*Aim of the exercise*:
Copy each line of the material below that includes the string "matplotlib".

─── Extracted entries

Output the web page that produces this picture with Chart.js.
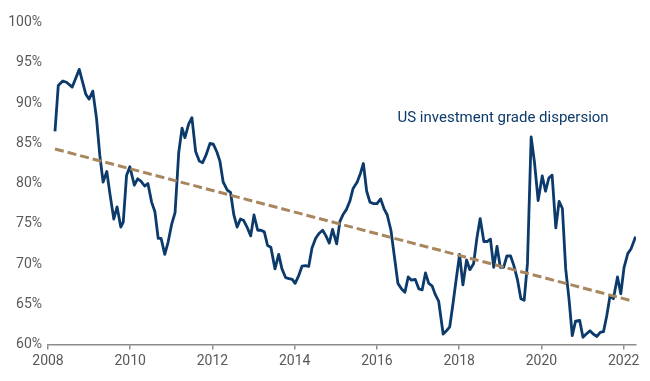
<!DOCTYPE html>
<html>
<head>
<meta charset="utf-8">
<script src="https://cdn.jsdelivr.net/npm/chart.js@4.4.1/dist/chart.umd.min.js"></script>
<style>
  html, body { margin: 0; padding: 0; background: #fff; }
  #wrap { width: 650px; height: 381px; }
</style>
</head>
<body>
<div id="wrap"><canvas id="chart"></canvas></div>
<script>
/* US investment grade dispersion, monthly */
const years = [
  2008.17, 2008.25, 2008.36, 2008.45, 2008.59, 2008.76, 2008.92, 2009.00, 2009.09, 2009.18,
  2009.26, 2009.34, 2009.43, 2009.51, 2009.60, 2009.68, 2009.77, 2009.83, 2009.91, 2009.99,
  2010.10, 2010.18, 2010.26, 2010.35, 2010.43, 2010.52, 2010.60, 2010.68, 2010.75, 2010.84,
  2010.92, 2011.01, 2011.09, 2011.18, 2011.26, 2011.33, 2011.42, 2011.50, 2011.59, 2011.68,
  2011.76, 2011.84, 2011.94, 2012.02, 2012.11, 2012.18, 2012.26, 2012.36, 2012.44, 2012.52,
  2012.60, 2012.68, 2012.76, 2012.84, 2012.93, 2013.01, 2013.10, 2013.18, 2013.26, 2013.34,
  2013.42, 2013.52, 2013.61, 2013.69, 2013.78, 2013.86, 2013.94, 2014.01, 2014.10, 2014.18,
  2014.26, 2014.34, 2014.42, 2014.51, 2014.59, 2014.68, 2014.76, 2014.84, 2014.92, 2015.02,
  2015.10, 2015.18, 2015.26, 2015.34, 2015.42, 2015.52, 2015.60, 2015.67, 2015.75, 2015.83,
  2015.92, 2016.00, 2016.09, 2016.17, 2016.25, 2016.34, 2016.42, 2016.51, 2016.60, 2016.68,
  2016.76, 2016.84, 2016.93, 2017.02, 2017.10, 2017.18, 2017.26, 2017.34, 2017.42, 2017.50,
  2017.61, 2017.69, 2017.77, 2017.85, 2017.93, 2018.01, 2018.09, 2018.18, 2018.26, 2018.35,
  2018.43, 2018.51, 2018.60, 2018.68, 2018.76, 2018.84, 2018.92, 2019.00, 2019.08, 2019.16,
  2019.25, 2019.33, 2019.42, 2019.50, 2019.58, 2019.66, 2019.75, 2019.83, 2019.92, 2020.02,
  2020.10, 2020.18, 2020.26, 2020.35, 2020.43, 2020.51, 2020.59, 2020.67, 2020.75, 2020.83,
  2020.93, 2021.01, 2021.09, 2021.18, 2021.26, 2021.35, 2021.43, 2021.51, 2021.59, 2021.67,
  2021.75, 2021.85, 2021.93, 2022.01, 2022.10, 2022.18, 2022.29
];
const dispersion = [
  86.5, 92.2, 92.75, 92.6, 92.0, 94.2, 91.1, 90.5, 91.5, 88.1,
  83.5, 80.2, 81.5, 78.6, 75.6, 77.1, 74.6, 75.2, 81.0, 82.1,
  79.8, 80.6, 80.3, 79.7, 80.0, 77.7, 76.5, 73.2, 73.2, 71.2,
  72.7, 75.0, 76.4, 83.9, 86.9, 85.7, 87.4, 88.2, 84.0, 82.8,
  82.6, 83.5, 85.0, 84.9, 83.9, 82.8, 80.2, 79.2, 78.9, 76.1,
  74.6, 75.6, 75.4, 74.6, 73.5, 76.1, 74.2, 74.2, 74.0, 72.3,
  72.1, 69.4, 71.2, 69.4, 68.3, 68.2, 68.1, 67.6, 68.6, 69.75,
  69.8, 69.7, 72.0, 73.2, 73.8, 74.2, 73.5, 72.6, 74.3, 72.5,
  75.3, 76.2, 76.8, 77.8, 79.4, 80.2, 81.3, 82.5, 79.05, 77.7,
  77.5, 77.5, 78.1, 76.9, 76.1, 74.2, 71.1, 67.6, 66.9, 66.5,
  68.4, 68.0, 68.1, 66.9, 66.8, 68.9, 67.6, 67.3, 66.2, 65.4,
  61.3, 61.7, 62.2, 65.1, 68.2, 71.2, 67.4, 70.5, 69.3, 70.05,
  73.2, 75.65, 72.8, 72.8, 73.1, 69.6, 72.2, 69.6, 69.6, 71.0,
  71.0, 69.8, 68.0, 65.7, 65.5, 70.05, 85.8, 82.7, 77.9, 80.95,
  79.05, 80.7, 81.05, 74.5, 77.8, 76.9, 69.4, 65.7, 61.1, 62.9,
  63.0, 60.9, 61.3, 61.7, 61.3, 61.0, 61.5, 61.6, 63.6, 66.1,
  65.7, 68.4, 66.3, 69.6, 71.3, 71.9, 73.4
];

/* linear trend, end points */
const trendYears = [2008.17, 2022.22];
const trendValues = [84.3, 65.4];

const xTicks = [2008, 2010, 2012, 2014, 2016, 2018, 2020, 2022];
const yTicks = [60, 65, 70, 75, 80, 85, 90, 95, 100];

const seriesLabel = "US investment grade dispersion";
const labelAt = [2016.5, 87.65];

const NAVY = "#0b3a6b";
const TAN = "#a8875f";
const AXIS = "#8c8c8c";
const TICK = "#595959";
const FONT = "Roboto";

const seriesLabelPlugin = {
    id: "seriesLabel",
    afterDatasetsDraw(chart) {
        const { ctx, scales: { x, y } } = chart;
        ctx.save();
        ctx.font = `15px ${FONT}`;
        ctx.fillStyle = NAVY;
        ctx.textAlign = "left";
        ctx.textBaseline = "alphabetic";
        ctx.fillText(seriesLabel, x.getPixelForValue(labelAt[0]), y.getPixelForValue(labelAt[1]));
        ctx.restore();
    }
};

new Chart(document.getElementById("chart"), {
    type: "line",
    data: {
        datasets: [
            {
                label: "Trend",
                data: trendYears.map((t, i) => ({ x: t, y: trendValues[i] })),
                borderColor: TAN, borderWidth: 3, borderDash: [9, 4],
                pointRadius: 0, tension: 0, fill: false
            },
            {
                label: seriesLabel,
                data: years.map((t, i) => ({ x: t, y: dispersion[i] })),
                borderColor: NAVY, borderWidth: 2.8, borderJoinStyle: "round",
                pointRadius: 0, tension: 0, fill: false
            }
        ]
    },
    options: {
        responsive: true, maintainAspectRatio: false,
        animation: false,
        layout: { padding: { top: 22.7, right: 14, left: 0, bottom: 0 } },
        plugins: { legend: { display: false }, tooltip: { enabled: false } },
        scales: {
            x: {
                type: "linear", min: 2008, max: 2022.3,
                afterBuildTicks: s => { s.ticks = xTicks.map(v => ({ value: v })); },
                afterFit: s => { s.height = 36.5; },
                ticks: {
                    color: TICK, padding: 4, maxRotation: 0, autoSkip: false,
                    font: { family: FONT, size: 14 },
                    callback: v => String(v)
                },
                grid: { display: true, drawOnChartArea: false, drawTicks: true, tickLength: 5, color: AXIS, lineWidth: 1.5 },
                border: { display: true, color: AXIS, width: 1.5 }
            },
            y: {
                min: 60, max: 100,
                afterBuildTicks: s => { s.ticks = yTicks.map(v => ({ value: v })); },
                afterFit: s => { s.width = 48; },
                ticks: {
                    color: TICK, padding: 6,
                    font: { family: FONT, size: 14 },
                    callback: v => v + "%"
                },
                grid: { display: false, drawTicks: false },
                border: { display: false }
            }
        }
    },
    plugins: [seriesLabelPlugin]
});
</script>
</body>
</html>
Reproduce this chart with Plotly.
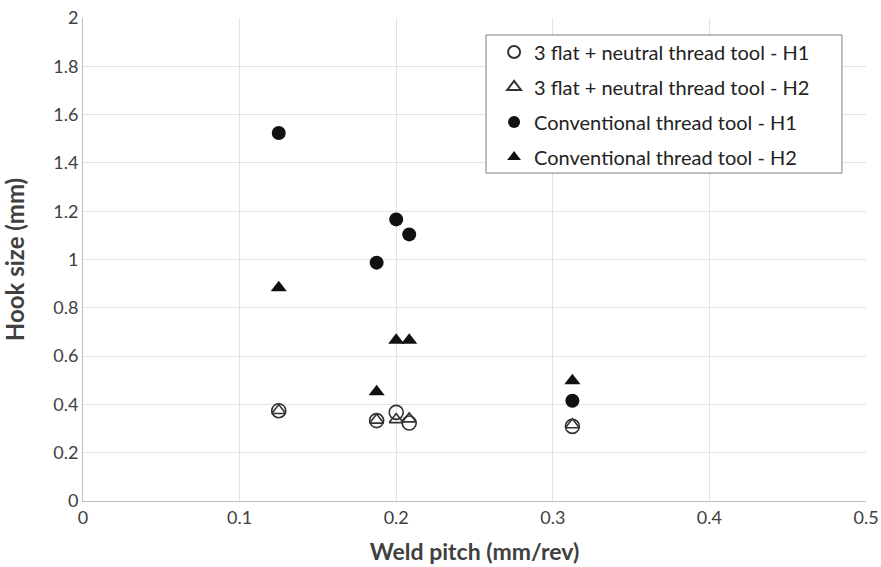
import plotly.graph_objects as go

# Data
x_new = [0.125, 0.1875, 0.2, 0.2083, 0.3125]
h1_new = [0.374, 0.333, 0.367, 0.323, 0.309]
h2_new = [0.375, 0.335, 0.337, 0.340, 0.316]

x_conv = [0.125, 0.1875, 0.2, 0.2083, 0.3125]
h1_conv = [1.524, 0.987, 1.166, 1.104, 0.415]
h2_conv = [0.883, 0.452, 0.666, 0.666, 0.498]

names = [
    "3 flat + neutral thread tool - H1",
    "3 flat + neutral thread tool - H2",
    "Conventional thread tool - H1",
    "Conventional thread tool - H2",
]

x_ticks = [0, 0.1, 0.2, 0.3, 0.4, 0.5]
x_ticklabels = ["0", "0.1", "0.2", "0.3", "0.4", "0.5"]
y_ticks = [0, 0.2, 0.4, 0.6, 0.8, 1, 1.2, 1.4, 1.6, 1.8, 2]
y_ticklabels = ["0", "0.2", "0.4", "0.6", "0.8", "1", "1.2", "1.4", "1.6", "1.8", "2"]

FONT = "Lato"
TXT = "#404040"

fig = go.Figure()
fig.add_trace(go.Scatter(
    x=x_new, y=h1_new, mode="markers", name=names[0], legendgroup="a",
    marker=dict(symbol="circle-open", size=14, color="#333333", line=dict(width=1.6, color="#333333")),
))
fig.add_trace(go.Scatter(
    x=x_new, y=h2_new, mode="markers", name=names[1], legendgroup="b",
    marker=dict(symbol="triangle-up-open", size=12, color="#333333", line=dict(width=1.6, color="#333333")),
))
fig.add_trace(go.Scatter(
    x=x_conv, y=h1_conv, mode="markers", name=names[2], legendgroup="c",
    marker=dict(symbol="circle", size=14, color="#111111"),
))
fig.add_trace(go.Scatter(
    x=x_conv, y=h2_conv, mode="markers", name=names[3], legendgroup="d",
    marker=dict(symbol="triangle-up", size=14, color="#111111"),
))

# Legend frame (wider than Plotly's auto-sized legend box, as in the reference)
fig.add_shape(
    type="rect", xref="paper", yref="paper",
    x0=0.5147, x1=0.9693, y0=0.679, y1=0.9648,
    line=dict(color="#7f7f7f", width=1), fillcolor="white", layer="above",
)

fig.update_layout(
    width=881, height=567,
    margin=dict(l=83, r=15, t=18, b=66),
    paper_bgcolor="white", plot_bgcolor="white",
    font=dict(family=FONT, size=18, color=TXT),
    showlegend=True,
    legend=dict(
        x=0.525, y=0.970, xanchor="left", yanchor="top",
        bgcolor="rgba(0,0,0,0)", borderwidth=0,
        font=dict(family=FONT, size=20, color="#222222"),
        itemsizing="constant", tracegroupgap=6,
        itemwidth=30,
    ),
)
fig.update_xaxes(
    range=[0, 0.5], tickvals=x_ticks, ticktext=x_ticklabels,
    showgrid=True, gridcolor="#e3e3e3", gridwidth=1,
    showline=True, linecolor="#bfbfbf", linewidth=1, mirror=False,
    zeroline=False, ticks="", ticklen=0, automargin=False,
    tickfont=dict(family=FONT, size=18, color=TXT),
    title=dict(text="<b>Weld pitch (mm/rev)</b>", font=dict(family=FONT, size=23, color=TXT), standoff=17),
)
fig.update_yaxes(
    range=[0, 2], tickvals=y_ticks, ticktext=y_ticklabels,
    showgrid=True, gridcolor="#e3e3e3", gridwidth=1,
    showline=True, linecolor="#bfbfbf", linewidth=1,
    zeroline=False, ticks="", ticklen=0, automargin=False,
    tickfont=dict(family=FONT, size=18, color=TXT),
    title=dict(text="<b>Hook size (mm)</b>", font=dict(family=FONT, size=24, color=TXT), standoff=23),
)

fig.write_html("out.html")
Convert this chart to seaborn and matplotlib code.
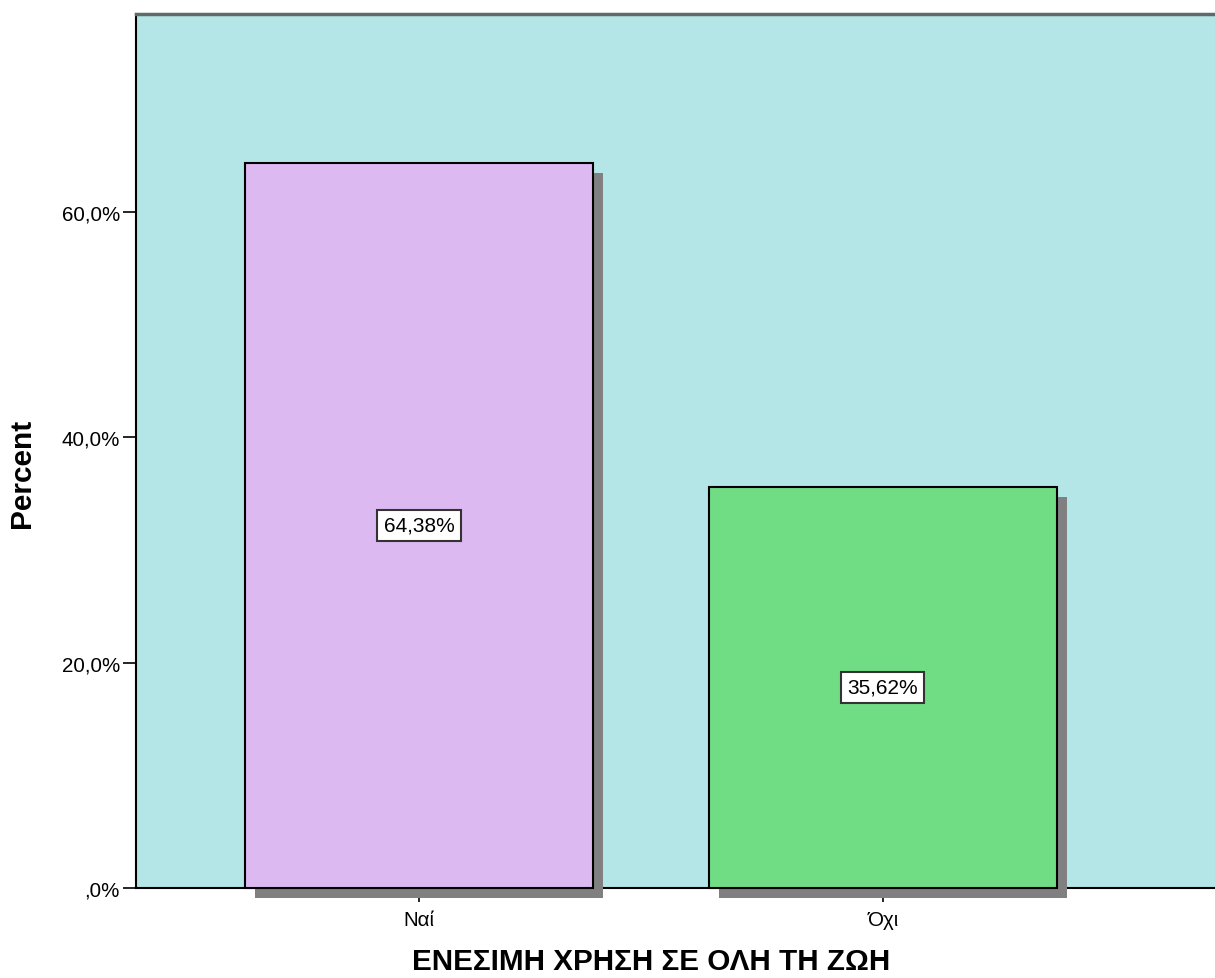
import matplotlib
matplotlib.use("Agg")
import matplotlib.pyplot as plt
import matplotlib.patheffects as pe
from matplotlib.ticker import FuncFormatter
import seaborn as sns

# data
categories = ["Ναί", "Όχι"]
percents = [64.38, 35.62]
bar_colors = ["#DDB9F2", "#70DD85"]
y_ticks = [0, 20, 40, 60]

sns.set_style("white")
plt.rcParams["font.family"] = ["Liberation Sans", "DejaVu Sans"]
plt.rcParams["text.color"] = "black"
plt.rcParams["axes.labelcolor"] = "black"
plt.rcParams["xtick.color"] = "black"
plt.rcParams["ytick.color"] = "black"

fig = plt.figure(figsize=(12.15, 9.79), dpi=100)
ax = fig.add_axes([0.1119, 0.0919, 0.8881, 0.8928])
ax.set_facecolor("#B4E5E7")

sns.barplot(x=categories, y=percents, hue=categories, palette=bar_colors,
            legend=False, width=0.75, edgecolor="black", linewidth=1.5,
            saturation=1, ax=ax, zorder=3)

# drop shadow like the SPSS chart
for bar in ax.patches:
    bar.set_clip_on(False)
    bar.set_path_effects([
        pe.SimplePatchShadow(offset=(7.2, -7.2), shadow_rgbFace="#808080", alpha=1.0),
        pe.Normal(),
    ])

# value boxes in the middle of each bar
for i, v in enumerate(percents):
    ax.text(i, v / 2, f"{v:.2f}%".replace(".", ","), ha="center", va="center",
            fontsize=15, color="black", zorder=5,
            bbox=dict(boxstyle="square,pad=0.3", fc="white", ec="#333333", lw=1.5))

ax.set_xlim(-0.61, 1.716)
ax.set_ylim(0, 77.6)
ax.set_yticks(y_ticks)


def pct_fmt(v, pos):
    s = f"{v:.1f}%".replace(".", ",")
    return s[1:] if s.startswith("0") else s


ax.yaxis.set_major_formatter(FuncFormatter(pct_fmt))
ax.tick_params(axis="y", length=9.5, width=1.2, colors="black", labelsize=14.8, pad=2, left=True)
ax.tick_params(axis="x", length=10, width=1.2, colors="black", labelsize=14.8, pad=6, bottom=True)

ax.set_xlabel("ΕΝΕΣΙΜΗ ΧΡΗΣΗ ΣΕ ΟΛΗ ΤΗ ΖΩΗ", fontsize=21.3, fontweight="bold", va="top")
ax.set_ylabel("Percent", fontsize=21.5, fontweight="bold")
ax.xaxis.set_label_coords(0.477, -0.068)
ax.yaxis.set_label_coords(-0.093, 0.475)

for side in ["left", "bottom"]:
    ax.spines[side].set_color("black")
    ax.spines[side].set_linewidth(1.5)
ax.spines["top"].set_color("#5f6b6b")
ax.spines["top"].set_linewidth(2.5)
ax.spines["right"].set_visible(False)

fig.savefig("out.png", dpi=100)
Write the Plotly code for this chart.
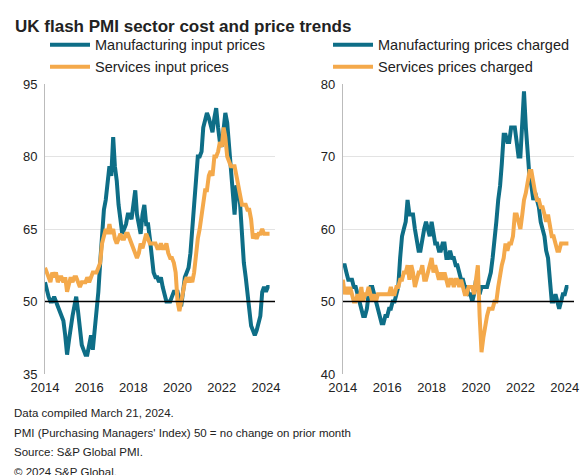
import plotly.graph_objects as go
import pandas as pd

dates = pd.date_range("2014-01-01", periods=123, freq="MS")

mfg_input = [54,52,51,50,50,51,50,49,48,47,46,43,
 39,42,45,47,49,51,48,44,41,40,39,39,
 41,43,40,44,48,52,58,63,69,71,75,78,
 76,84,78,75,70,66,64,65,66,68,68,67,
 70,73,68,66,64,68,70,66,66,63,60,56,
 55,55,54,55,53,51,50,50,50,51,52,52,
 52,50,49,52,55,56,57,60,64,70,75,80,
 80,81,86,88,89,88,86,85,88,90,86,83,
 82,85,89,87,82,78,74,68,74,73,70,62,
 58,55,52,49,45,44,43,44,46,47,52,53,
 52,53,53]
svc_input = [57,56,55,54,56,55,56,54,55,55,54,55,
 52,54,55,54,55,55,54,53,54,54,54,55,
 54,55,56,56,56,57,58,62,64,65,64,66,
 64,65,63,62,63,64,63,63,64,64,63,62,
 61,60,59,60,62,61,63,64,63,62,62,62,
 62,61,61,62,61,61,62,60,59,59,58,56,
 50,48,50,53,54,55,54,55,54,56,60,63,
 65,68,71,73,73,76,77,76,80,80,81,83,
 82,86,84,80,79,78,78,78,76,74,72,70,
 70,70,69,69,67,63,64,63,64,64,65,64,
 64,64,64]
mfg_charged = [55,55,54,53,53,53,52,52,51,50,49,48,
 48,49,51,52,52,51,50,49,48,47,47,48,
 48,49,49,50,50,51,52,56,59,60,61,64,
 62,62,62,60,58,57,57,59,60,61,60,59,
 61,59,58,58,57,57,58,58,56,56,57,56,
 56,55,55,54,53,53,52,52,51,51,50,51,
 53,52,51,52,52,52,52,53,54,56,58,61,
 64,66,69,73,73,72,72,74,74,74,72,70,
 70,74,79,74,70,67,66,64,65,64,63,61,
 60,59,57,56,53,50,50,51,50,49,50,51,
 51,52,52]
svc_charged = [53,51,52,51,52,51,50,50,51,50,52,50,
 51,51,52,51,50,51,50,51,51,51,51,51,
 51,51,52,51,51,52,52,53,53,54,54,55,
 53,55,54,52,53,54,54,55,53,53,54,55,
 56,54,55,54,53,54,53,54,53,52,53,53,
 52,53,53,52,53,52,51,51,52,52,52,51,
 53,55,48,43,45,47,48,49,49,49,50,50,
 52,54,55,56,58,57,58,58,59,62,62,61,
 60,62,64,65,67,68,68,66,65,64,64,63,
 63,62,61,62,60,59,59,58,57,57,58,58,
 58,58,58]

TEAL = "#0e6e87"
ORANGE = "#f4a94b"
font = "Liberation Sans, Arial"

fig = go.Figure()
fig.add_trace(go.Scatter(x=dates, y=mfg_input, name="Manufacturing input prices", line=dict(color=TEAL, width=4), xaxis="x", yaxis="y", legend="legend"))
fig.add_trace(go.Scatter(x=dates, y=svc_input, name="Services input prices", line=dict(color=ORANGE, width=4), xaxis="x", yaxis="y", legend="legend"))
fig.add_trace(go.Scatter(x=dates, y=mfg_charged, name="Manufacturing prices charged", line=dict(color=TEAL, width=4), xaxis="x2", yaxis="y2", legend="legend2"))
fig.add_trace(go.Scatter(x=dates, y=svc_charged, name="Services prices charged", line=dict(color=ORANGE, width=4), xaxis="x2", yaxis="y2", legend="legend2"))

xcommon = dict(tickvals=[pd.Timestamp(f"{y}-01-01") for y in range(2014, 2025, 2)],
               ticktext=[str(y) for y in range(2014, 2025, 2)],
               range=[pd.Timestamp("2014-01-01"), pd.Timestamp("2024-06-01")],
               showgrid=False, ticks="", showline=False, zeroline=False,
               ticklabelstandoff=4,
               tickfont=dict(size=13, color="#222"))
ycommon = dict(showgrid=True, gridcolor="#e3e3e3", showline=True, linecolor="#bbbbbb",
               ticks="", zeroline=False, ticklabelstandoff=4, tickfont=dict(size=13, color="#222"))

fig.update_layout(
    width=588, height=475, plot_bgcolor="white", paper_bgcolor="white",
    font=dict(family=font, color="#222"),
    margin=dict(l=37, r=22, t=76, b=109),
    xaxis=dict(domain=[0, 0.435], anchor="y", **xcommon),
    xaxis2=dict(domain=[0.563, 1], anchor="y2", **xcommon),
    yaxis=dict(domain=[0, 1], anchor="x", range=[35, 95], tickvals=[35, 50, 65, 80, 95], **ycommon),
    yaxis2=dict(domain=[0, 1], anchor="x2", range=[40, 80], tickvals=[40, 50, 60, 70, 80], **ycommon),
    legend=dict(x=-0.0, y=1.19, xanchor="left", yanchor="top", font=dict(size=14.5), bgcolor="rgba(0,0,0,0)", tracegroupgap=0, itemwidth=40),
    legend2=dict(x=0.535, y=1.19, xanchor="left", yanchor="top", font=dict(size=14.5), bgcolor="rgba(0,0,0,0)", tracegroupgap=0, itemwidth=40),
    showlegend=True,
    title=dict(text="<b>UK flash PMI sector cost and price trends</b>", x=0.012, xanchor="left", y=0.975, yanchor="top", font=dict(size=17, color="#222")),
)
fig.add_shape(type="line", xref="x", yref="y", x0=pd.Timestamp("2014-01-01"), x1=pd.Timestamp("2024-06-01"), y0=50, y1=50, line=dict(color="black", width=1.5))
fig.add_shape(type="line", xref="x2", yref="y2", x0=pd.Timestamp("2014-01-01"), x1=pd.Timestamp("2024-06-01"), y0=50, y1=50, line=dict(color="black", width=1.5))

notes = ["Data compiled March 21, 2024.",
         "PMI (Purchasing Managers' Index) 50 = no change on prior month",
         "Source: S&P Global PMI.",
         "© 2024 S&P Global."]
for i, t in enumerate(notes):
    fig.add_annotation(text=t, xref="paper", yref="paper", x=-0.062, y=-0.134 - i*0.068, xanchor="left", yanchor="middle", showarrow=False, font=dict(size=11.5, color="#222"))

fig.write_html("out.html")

──────

*Result of the task*:
Convert this chart to seaborn and matplotlib code.
import matplotlib
matplotlib.use("Agg")
import matplotlib.pyplot as plt
import matplotlib.patheffects as pe
from matplotlib.ticker import FuncFormatter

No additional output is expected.